The Justice Department on Monday announced charges against a Russian national for conspiring to further Russia’s interests in the U.S.
Russian citizen Mariia Butina, 29, was arrested on Sunday in Washington, D.C. and charged with “conspiracy to act as an agent of the Russian Federation within the United States without prior notification to the Attorney General,” the Justice Department said in a statement. She appeared in court there on Monday.
Butina worked from 2015 to 2017 for a “high-level official in the Russian government” who then became a top executive at the Russian Central Bank, authorities said. The Russian official, whom news reports have identified as Aleksandr Torshin, conspired with Butina to “develop relationships with U.S. persons and infiltrat[e] organizations having influence in American politics, for the purpose of advancing the interests of the Russian Federation,” according to the charges.

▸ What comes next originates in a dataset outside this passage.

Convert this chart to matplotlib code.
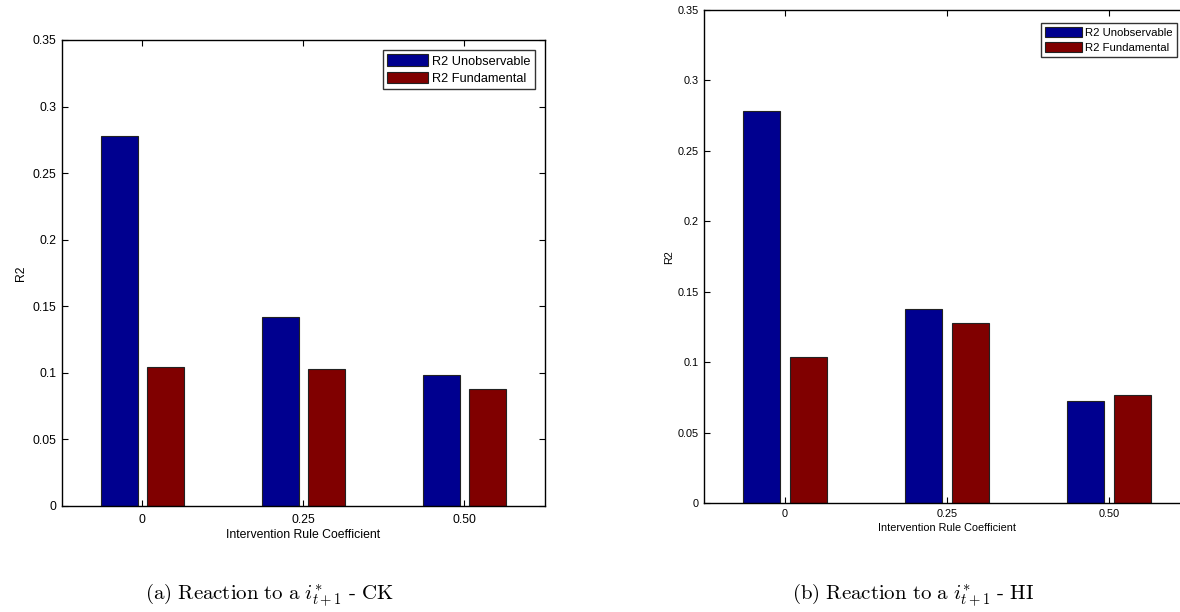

Torshin and Butina had both fostered relationships with American gun-rights groups. Torshin, who was among a number of Russians hit with sanctions by the Treasury Department in April, is known to have run into Donald Trump Jr. at the 2016 National Rifle Association convention in Kentucky. Butina was also heavily involved with the NRA and started a Russian gun-rights group called Right to Bear Arms.
Butina’s attorney, Robert N. Driscoll, denied that she was “an agent of the Russian Federation.”
“There is simply no indication of Butina seeking to influence or undermine any specific policy or law [of] the United States — only at most to promote a better relationship between the two nations,” Driscoll said.
Butina faces a maximum sentence of five years in prison if convicted.